UK PM apologises for staff joking about Christmas party

Published December 9, 2021
A handout photograph released by the UK Parliament shows Britain's Prime Minister Boris Johnson gesturing as he speaks during Prime Minister's Questions (PMQs) in the House of Commons in London on Wednesday. — AFP
A handout photograph released by the UK Parliament shows Britain's Prime Minister Boris Johnson gesturing as he speaks during Prime Minister's Questions (PMQs) in the House of Commons in London on Wednesday. — AFP

LONDON: British Prime Minister Boris Johnson apologised on Wednesday after a video surfaced showing his staff laughing and joking about a party in Downing Street during a Christmas Covid-19 lockdown last year when such festivities were banned.

Hours later the main aide featured in the video, Johnson’s press secretary at the time, Allegra Stratton, resigned as an adviser to the prime minister. In a tearful statement, she said she would regret the remarks she made in the video for the rest of her days.

For more than a week, Johnson and his team have repeated that no rules were broken late last year after the Mirror newspaper reported there had been several parties, including a wine-fuelled gathering of 40 to 50 people, to mark Christmas.

On Wednesday, Johnson told parliament that he was furious about the video, which was first shown by ITV late on Tuesday, but said he had been repeatedly assured that no party took place at Downing Street, his office and official residence.

Opposition Labour Party leader Keir Starmer accused Johnson of “taking the public for fools”, while Ian Blackford of the Scottish National Party told Johnson to resign.

It is the latest misstep by an administration which has been criticised over its handling of a sleaze scandal, the awarding of Covid contracts, the refurbishment of Johnson’s Downing Street apartment and the chaotic evacuation from Afghanistan.

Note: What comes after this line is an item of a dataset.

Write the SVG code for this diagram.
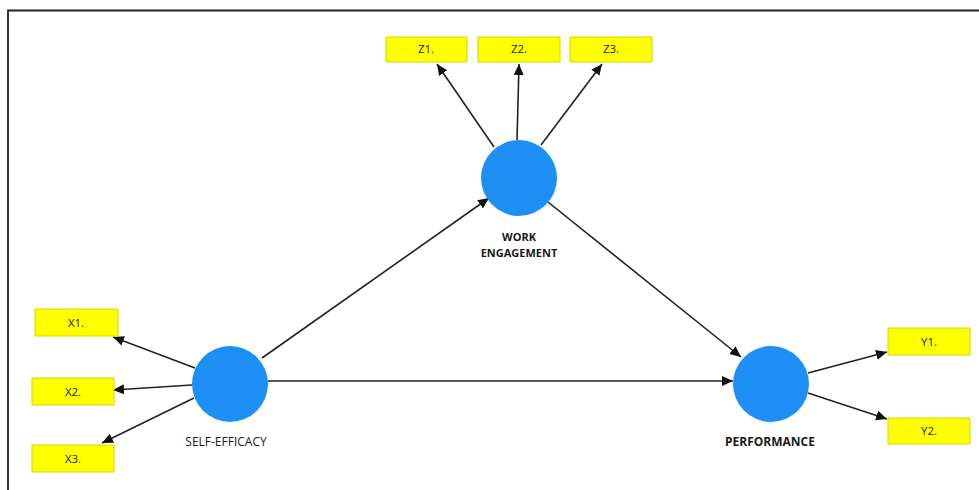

“I apologise unreservedly for the offence that it has caused up and down the country, and I apologise for the impression that it gives,” Johnson told parliament.

Disciplinary action would be taken if it was found that rules had been broken, he said.

“But I repeat ... that I have been repeatedly assured since these allegations emerged, that there was no party and that no Covid rules were broken.”

He also pledged to “get on with the job”, accusing the opposition of trying to “muddy the waters about events or non-events of a year ago”.

After days of denials, the video aired by ITV showed Stratton at a Downing Street rehearsal for a daily briefing on Dec 22 last year, during which she laughed and joked about a reported Christmas gathering.

In the video, another Johnson adviser asks Stratton: “I’ve just seen reports on Twitter that there was a Downing Street Christmas party on Friday night. Do you recognise those reports?”

Stratton, standing before British flags at an official Downing Street lectern, says: “I went home.”

She then laughs and smiles. “Hold on. Hold on. Um. Er. Ah.” She appears lost for words and looks up.

On Wednesday, Stratton made a tearful statement to media outside her house, saying she was resigning from her current role as Johnson’s spokeswoman for climate change.

“I understand the anger and frustration that people feel. To all of you who lost loved ones, who endured intolerable loneliness and who struggled with your businesses — I am truly sorry,” she said.

At the time of the Downing Street gathering, tens of millions of people across Britain were banned from meeting close family or friends for a traditional Christmas celebration — and even from bidding farewell to dying relatives.